» EXERCISE INPUTS

--

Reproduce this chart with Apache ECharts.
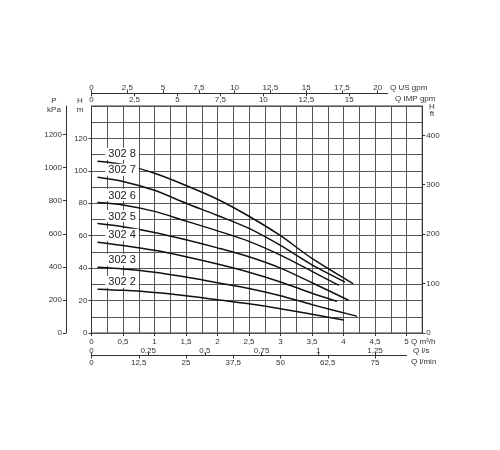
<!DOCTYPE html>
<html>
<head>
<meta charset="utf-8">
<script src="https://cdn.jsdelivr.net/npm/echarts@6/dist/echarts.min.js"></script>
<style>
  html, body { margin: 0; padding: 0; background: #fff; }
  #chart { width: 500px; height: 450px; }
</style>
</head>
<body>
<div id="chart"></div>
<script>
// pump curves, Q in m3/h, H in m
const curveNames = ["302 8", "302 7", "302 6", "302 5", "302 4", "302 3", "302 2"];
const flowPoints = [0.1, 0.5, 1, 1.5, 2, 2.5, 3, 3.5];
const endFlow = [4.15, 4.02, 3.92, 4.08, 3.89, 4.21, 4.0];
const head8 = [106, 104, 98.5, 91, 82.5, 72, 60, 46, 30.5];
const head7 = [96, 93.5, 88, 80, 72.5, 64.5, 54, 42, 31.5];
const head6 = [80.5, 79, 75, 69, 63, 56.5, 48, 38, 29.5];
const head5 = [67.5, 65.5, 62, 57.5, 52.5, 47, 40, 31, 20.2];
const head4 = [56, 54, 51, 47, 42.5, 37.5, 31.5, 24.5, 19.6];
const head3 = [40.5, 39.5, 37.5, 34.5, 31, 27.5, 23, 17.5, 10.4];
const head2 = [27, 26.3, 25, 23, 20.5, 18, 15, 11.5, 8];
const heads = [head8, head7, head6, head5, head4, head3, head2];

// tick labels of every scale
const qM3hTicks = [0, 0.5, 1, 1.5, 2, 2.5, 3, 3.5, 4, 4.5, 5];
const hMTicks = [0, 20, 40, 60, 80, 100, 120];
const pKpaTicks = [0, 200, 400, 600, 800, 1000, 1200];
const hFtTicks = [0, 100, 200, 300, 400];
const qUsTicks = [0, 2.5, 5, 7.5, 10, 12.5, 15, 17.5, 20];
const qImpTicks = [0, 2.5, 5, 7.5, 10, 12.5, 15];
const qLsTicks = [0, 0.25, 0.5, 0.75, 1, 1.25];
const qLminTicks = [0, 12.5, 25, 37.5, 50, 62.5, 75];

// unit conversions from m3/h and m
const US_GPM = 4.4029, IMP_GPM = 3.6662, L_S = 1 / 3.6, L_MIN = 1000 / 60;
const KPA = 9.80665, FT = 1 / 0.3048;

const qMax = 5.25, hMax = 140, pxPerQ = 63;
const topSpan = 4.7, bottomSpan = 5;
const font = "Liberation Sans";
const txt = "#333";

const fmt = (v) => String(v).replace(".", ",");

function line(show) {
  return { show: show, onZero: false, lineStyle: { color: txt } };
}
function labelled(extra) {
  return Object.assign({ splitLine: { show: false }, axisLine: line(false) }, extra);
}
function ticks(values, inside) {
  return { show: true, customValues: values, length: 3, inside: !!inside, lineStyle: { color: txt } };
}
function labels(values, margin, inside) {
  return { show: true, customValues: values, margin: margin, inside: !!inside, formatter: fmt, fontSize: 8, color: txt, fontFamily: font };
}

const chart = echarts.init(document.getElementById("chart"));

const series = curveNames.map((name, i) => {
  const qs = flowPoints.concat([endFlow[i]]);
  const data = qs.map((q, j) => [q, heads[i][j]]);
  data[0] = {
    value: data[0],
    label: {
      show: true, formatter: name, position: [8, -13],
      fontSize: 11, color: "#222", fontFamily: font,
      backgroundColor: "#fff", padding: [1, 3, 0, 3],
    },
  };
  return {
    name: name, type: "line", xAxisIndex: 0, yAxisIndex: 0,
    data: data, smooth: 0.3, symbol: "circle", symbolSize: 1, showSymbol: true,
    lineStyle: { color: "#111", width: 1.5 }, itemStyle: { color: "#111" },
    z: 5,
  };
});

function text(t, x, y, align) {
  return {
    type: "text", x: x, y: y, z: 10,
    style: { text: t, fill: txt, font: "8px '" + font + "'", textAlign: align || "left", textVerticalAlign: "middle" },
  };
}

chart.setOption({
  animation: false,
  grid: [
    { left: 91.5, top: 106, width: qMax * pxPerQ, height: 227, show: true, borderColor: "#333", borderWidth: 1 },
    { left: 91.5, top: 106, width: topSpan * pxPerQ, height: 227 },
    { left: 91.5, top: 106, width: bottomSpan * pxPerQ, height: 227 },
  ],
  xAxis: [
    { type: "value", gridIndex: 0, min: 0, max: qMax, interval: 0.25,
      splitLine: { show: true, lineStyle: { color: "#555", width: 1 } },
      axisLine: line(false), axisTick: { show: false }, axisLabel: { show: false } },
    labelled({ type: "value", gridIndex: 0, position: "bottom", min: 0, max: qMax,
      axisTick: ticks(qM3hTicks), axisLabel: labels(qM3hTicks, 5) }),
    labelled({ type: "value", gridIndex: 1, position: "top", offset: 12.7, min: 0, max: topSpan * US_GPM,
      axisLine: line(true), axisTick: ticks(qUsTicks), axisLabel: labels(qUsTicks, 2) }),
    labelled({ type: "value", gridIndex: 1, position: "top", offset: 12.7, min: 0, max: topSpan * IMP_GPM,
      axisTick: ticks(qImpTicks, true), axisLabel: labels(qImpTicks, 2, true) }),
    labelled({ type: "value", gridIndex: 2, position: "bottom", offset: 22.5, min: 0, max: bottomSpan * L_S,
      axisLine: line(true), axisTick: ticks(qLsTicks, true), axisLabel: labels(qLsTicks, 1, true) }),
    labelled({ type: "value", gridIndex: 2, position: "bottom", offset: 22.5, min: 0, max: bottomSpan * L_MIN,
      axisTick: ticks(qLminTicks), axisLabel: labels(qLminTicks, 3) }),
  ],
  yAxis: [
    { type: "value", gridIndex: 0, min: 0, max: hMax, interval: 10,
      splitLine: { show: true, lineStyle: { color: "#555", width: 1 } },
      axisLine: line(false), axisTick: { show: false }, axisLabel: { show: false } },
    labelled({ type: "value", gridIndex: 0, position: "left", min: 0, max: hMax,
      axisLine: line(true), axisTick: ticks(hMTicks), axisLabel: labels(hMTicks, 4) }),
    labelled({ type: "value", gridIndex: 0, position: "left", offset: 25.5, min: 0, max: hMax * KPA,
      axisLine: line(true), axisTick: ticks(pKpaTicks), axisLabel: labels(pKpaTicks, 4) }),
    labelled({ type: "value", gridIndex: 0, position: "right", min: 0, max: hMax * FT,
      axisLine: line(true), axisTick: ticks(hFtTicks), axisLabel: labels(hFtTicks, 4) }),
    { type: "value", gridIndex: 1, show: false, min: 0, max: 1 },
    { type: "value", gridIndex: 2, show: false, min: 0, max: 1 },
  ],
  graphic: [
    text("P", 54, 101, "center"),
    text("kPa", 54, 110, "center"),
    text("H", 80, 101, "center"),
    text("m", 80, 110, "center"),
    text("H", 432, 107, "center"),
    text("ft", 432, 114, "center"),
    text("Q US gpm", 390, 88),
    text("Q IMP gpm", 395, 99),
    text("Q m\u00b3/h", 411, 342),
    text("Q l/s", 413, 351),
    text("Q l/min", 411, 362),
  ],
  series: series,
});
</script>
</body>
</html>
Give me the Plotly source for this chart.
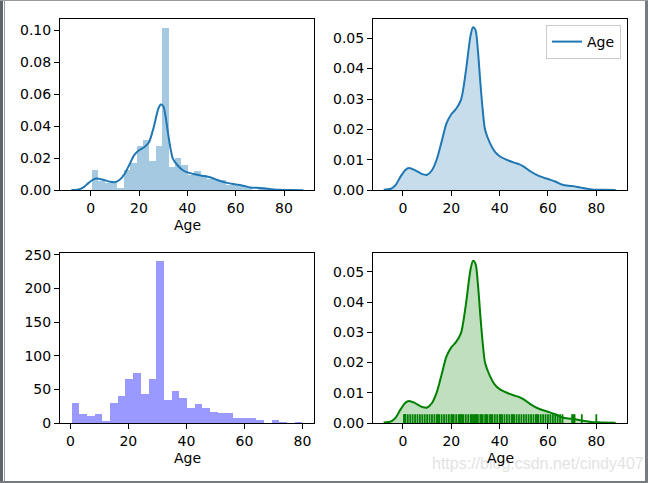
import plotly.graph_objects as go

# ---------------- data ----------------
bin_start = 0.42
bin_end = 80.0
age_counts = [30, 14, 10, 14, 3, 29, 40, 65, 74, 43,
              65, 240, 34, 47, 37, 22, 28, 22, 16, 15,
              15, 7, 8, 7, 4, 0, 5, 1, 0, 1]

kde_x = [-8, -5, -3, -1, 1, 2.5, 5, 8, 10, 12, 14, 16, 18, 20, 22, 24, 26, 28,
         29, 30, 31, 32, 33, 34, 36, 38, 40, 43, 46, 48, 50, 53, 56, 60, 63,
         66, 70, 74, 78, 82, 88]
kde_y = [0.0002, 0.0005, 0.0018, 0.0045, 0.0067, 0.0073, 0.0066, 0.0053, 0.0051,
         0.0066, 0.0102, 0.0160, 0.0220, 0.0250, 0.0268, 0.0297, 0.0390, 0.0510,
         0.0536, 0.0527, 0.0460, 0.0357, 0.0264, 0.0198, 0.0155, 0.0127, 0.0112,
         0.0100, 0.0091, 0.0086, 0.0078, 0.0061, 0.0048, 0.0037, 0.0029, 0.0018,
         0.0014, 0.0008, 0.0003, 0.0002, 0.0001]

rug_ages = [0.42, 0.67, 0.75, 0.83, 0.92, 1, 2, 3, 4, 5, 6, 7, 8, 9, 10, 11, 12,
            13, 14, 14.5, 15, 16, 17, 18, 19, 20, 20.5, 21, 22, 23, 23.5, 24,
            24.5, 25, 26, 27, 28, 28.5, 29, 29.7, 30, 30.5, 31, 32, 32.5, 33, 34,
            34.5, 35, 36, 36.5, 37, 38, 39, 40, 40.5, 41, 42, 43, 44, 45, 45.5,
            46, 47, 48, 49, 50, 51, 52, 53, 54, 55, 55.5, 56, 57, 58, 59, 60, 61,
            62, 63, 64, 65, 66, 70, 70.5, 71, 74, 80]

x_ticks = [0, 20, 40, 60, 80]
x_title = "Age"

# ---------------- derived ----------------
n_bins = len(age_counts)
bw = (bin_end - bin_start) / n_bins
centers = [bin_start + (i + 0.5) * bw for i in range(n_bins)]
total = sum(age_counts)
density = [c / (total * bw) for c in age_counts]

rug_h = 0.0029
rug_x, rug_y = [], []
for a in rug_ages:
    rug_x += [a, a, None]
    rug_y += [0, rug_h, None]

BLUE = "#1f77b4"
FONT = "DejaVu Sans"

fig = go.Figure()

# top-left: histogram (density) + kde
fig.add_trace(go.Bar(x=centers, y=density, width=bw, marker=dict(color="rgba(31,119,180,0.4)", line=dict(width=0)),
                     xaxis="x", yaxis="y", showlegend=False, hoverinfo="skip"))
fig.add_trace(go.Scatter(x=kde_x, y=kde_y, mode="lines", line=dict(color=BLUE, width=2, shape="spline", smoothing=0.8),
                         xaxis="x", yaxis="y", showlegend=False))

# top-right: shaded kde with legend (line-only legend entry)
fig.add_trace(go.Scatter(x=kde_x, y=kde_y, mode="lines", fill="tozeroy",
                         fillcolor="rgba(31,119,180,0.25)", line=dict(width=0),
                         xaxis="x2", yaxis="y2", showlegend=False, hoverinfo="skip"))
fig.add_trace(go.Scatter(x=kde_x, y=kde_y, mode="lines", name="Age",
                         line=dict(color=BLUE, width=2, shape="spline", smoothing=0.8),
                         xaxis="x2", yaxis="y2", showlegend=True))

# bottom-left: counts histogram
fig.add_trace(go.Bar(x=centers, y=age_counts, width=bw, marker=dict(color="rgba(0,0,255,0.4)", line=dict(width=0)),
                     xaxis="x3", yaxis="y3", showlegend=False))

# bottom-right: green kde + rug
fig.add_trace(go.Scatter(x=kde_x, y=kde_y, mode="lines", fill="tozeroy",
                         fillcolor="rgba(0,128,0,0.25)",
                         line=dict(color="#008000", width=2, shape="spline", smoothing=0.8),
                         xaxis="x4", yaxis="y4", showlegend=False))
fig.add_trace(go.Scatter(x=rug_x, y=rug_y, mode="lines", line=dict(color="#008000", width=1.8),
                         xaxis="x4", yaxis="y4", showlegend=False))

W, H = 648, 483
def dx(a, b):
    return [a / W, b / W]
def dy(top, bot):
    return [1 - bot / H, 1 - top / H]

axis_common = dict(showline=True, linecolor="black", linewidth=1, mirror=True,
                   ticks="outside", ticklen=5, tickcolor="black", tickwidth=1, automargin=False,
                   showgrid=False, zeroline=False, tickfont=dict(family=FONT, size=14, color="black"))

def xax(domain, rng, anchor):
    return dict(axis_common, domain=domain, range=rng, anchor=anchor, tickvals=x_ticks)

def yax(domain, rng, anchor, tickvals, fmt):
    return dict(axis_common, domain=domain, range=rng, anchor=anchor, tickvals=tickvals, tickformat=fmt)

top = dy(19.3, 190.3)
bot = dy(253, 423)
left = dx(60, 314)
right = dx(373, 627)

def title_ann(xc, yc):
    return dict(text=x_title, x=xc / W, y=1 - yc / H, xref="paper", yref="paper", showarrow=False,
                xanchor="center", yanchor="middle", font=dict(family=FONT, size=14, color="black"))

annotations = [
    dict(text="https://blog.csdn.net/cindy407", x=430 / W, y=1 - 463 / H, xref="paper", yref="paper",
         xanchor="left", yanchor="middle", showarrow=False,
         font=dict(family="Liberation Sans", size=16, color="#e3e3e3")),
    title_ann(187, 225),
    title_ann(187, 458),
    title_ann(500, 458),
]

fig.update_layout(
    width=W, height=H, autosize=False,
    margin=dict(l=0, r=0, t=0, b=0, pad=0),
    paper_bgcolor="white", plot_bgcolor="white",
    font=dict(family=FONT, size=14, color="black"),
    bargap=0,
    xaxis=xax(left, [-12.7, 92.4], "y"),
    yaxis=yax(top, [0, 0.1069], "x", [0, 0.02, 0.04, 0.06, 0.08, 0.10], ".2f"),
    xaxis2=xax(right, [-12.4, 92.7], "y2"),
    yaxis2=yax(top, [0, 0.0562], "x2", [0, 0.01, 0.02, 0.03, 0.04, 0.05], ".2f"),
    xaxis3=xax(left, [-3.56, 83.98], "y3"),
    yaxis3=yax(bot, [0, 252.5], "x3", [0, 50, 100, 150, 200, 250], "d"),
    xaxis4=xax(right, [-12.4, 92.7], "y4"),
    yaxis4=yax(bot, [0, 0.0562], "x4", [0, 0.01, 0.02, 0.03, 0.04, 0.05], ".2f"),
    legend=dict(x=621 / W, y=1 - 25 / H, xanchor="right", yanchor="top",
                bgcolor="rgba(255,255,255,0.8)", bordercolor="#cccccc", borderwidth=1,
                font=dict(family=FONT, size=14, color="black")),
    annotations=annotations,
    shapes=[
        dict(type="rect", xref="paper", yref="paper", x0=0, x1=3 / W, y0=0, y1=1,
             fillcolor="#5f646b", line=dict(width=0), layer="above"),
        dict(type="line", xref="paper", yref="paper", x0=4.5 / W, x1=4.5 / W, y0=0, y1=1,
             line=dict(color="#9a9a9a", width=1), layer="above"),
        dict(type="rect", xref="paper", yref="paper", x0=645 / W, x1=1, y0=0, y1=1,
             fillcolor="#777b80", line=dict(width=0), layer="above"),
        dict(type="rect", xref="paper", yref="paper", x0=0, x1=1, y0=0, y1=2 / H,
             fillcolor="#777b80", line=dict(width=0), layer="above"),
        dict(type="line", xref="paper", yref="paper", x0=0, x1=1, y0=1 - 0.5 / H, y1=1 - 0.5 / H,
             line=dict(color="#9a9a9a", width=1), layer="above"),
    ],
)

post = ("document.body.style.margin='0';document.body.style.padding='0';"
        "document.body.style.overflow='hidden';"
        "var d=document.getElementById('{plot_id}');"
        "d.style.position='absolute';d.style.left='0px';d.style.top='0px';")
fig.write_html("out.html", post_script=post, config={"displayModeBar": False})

--

» STATED TASK
Of the lines above, quote exactly those from the one with "Give me the Plotly source for this chart." through the one with "15, 7, 8, 7, 4, 0, 5, 1, 0, 1]", ends included; pictures stay out.

» RESULT
Give me the Plotly source for this chart.
import plotly.graph_objects as go

# ---------------- data ----------------
bin_start = 0.42
bin_end = 80.0
age_counts = [30, 14, 10, 14, 3, 29, 40, 65, 74, 43,
              65, 240, 34, 47, 37, 22, 28, 22, 16, 15,
              15, 7, 8, 7, 4, 0, 5, 1, 0, 1]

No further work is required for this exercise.